The third, and perhaps most important reason why I remain confident, is that the old order, the Arab ancien regime, has, for all its cruelty and deep pockets, no vision or hope to offer beyond sectarianism, demagoguery, and jingoism. It lives on borrowed time supported by mass hysteria; it’s unsustainable. It will bring no stability or growth.
More importantly, they have a dirty little secret. They’re afraid of us. They’re not afraid of those with guns; after all, they have bigger guns. But they’re afraid of those with ideas.
We are the future, ladies and gentlemen. Despite the catastrophic scene back home, we are the future. If they don’t let us dream, we won’t let them sleep.
There is yet another reason why we can never give up. In August, in order to avoid overstaying the short-term visa I was allowed when I entered Malaysia, I decided to pay a visit to Cambodia. My first stop there was at the Choeung Ek memorial site, better known as the “Killing Fields.” About fifty paces into the site, I collapsed on a bench, holding my head in my hands, a sobbing mess.
Cambodians come to this site to look at their past, but I felt like I was walking through an exhibit of what could be the Arab world’s future — a future full of massacres, mass graves, and genocide. My son was two months old at the time. The Cambodian genocide took place in the mid-1970s, around the time I was born.

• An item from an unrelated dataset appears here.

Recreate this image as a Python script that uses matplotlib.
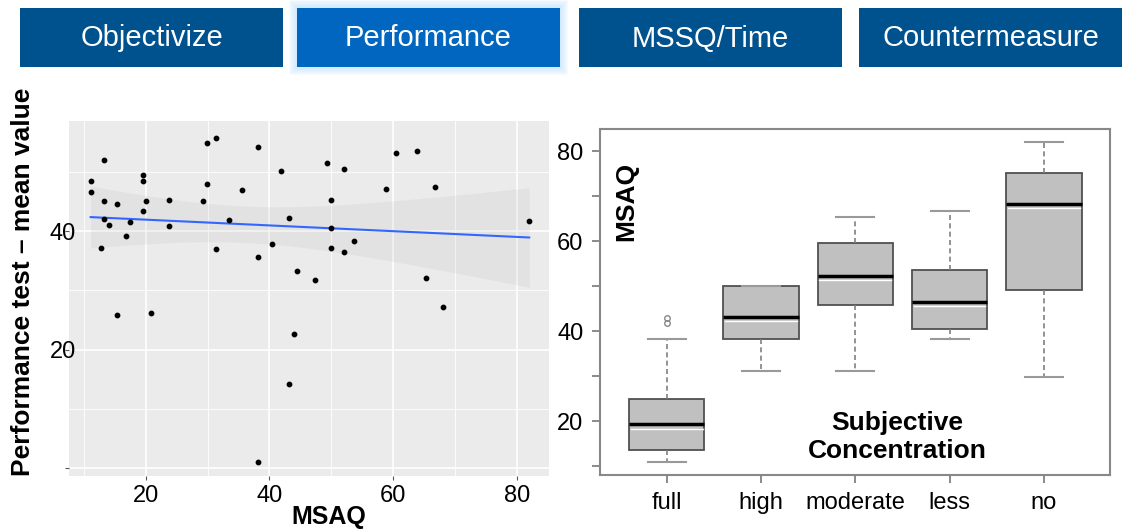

What genocide sites will my son walk through when he’s my age? Will it be a memorial dedicated to the Rabaa Massacre, committed by Egypt’s military regime? The Ghouta Massacre, committed by Assad’s regime in Syria? The Sheitat Massacre, committed by ISIS? Or will it be some other horror that’s yet to come?
And more importantly, will my son still live in a world where he’s afraid to speak, where demanding dignity ends you in jail, where you have to think a thousand times about what you want to say, or tweet, for fear of upsetting the wrong people?
This is what awaits us if we fail. At this point it’s either the Arab Spring or no Arabs. A thriving democratic Arab world is not only our salvation as Arabs, it’s also the world’s best hope to end the cycle of terrorism and tyranny that we’re stuck in.
I’m writing a book, The Arab Spring Manifesto, that details my vision of an Islamic libertarianism. We’re hoping to have it out by next summer. As far as I know, it will be the first attempt by our Arab Spring generation to present a detailed political vision. And I hope it won’t be the last.
Ladies and gentlemen, allow me to take a couple more minutes of your time and close with a short message to my son, who was born on my exact birthday last June. He turned four months old a few days ago. I only saw him last week, and only spent three days with him.
Ismael: I say this as a father. I’d rather see you die young than grow up to be a coward. We were preceded by a generation that kept its head low and kept its nose to the grindstone and learned to live with tyranny and corruption and injustice and to accept them as facts of life. And they bequeathed us the Arab world we see today. A festering pool of retardation and stagnation. A playground for tyrants and terrorists. And now that the counter-revolution seems to have prevailed, they expect us to take the same deal again. “Trust the great leader with your rights. Trust us with your children’s future. Trust the strongman with your security.”
No. No. Do not legitimize them even if the world does. Do not call them “Sirs” or “Majesties” even if the world does. Do not call them heroes or champions even if the world does.
Our liberty, or we die trying. Our dignity, or we die trying. Ismael. May you live long and kick ass. But if they ever make you choose between the two, then kick ass.